I have never been one to gush about the “magical experience” of parenthood. That is not to say that I find parenting to be unfulfilling or unpleasant. Quite the opposite. I love my boys fiercely, but quietly. And for me. most days being a Mom is a practical exercise of equal parts frustration and satisfaction.
But every now and then, I am reminded that parenting is something more.
Last week, Noah got his braces off. Almost two years to the day the orthodontist installed a crazy steel palette expander on the roof of his mouth, all the metal came out in a 30 minute appointment on Tuesday. When they called me back to the treatment room, Noah revealed a smile that lit up the entire office and warmed that place in my heart reserved just for him. His teeth looked terrific, for sure. But there was something else that put a smile on my face that rivaled his grin for the rest of the day. I wasn’t quite sure what it was.
I knew it was related to this milestone in Noah’s life. That was obvious – but both the happy feeling and the duration of it were unexpected. Tuesday morning I felt so very privileged to be this kid’s mother – and it lasted all day long.

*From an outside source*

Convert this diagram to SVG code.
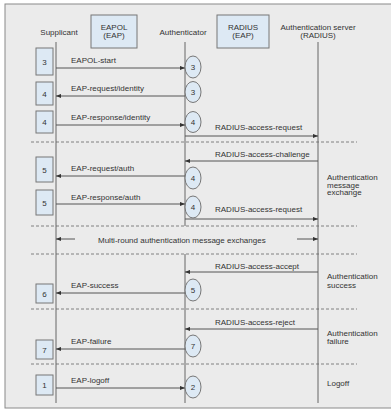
<svg xmlns="http://www.w3.org/2000/svg" width="391" height="410" viewBox="0 0 391 410">
<defs>
<style>
text{font-family:"Liberation Sans",Arial,sans-serif;font-size:8px;fill:#333}
.c{text-anchor:middle}
.life{stroke:#666;stroke-width:1;fill:none}
.msg{stroke:#555;stroke-width:1;fill:none}
.dash{stroke:#666;stroke-width:0.8;stroke-dasharray:3 2;fill:none}
.box{fill:#dde9f4;stroke:#777;stroke-width:1}
</style>
<marker id="ah" viewBox="0 0 6 6" refX="6" refY="3" markerWidth="5" markerHeight="5" orient="auto" markerUnits="userSpaceOnUse">
<path d="M0,0.5 L6,3 L0,5.5 Z" fill="#333"/>
</marker>
</defs>
<rect x="0" y="0" width="391" height="410" fill="#fff"/>
<rect x="5" y="4" width="400" height="404" fill="#ebebeb" stroke="#8a8a8a" stroke-width="1"/>

<g id="header">
<text class="c" x="59" y="35">Supplicant</text>
<g id="eapol"><rect class="box" x="91" y="15" width="46" height="33"/><text class="c" x="114" y="30">EAPOL</text><text class="c" x="114" y="38">(EAP)</text></g>
<text class="c" x="183" y="35">Authenticator</text>
<g id="radius"><rect class="box" x="217" y="15" width="52" height="33"/><text class="c" x="243" y="30">RADIUS</text><text class="c" x="243" y="38">(EAP)</text></g>
<text class="c" x="318" y="30">Authentication server</text>
<text class="c" x="318" y="38">(RADIUS)</text>
</g>

<g id="lifelines">
<line class="life" x1="56" y1="42" x2="56" y2="403"/>
<line class="life" x1="185" y1="42" x2="185" y2="226"/>
<line class="life" x1="185" y1="254" x2="185" y2="403"/>
<line class="life" x1="318" y1="42" x2="318" y2="403"/>
</g>

<g id="dividers">
<line class="dash" x1="31" y1="142" x2="357" y2="142"/>
<line class="dash" x1="31" y1="226" x2="357" y2="226"/>
<line class="dash" x1="31" y1="254" x2="357" y2="254"/>
<line class="dash" x1="31" y1="309" x2="357" y2="309"/>
<line class="dash" x1="31" y1="364" x2="357" y2="364"/>
</g>

<g id="connectors">
<line class="msg" x1="56" y1="68" x2="185" y2="68" marker-end="url(#ah)"/>
<line class="msg" x1="185" y1="96" x2="56" y2="96" marker-end="url(#ah)"/>
<line class="msg" x1="56" y1="125" x2="185" y2="125" marker-end="url(#ah)"/>
<line class="msg" x1="185" y1="136" x2="318" y2="136" marker-end="url(#ah)"/>
<line class="msg" x1="318" y1="161" x2="185" y2="161" marker-end="url(#ah)"/>
<line class="msg" x1="185" y1="176" x2="56" y2="176" marker-end="url(#ah)"/>
<line class="msg" x1="56" y1="204" x2="185" y2="204" marker-end="url(#ah)"/>
<line class="msg" x1="185" y1="219" x2="318" y2="219" marker-end="url(#ah)"/>
<line class="msg" x1="75" y1="239" x2="56" y2="239" marker-end="url(#ah)"/>
<line class="msg" x1="297" y1="239" x2="318" y2="239" marker-end="url(#ah)"/>
<line class="msg" x1="318" y1="272" x2="185" y2="272" marker-end="url(#ah)"/>
<line class="msg" x1="185" y1="293" x2="56" y2="293" marker-end="url(#ah)"/>
<line class="msg" x1="318" y1="329" x2="185" y2="329" marker-end="url(#ah)"/>
<line class="msg" x1="185" y1="349" x2="56" y2="349" marker-end="url(#ah)"/>
<line class="msg" x1="56" y1="388" x2="185" y2="388" marker-end="url(#ah)"/>
</g>

<g id="labels">
<text x="71" y="63">EAPOL-start</text>
<text x="71" y="91">EAP-request/identity</text>
<text x="71" y="120">EAP-response/identity</text>
<text x="215" y="130">RADIUS-access-request</text>
<text x="215" y="157">RADIUS-access-challenge</text>
<text x="71" y="171">EAP-request/auth</text>
<text x="71" y="200">EAP-response/auth</text>
<text x="215" y="212">RADIUS-access-request</text>
<text x="98" y="243">Multi-round authentication message exchanges</text>
<text x="215" y="269">RADIUS-access-accept</text>
<text x="71" y="288">EAP-success</text>
<text x="215" y="325">RADIUS-access-reject</text>
<text x="71" y="344">EAP-failure</text>
<text x="71" y="383">EAP-logoff</text>
<text x="327" y="180">Authentication</text>
<text x="327" y="187.5">message</text>
<text x="327" y="195">exchange</text>
<text x="327" y="279">Authentication</text>
<text x="327" y="288">success</text>
<text x="327" y="336">Authentication</text>
<text x="327" y="344">failure</text>
<text x="327" y="386">Logoff</text>
</g>

<g id="supplicant-states">
<g id="s1"><rect class="box" x="36" y="48" width="17" height="27"/><text class="c" x="44.5" y="64.5">3</text></g>
<g id="s2"><rect class="box" x="36" y="82" width="17" height="23"/><text class="c" x="44.5" y="96.5">4</text></g>
<g id="s3"><rect class="box" x="36" y="111" width="17" height="22"/><text class="c" x="44.5" y="125">4</text></g>
<g id="s4"><rect class="box" x="36" y="157" width="17" height="25"/><text class="c" x="44.5" y="172.5">5</text></g>
<g id="s5"><rect class="box" x="36" y="190" width="17" height="25"/><text class="c" x="44.5" y="205.5">5</text></g>
<g id="s6"><rect class="box" x="36" y="284" width="17" height="19"/><text class="c" x="44.5" y="296.5">6</text></g>
<g id="s7"><rect class="box" x="36" y="340" width="17" height="19"/><text class="c" x="44.5" y="352.5">7</text></g>
<g id="s8"><rect class="box" x="36" y="375" width="17" height="20"/><text class="c" x="44.5" y="388">1</text></g>
</g>

<g id="authenticator-states">
<g id="a1"><ellipse class="box" cx="193" cy="67" rx="8" ry="11"/><text class="c" x="193" y="70">3</text></g>
<g id="a2"><ellipse class="box" cx="193" cy="92" rx="8" ry="10.5"/><text class="c" x="193" y="95">3</text></g>
<g id="a3"><ellipse class="box" cx="193" cy="122" rx="8" ry="10.5"/><text class="c" x="193" y="125">4</text></g>
<g id="a4"><ellipse class="box" cx="193" cy="178" rx="8" ry="11"/><text class="c" x="193" y="181">4</text></g>
<g id="a5"><ellipse class="box" cx="193" cy="207" rx="8" ry="11"/><text class="c" x="193" y="210">4</text></g>
<g id="a6"><ellipse class="box" cx="193" cy="290" rx="8" ry="11"/><text class="c" x="193" y="293">5</text></g>
<g id="a7"><ellipse class="box" cx="193" cy="346" rx="8" ry="11"/><text class="c" x="193" y="349">7</text></g>
<g id="a8"><ellipse class="box" cx="193" cy="387" rx="8" ry="11"/><text class="c" x="193" y="390">2</text></g>
</g>
</svg>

It was a reminder from the Universe about being a Mom.
You see most days I busy myself so much with the act of parenting that I often forget what I am actually doing. I MAKE their lunches, I MAKE their beds, I MAKE the payments on their braces, I MAKE them do their homework, I MAKE them use good manners, I MAKE certain they are on time….. I make them who they are.
Parenting = Making a Person.
It is mind blowing – almost paralyzing – when you consider the responsibility. Yet, there are moments when you know you are “doing good.” As Noah smiled at me last week, my mind whispered to my soul:You made this happen. Thanks to the decision that you made to take this path, your kid looks terrific. And more importantly, he is really happy — so go ahead and take credit for that, too. Well done, Mom.
These moments of magic are really few and far between – and vary in their size and nature, but they all seem to rhyme with the notion that I got my kid through something important that helped him grow or made him better. We chose a path and walked it together. I guided and he traveled, not always happily. But look at the great place we ended up.
Mother of the Year? Hardly. These are paths that every decent parent travels with their children. Potty Training. Fear of Dark. Sleep Away Camp. Algebra I. Heartbreak. College. We walk with our children because we love them and, as a super duper bonus, we make fantastic grownups out of them. Grownups with kind hearts, good judgment and straight teeth.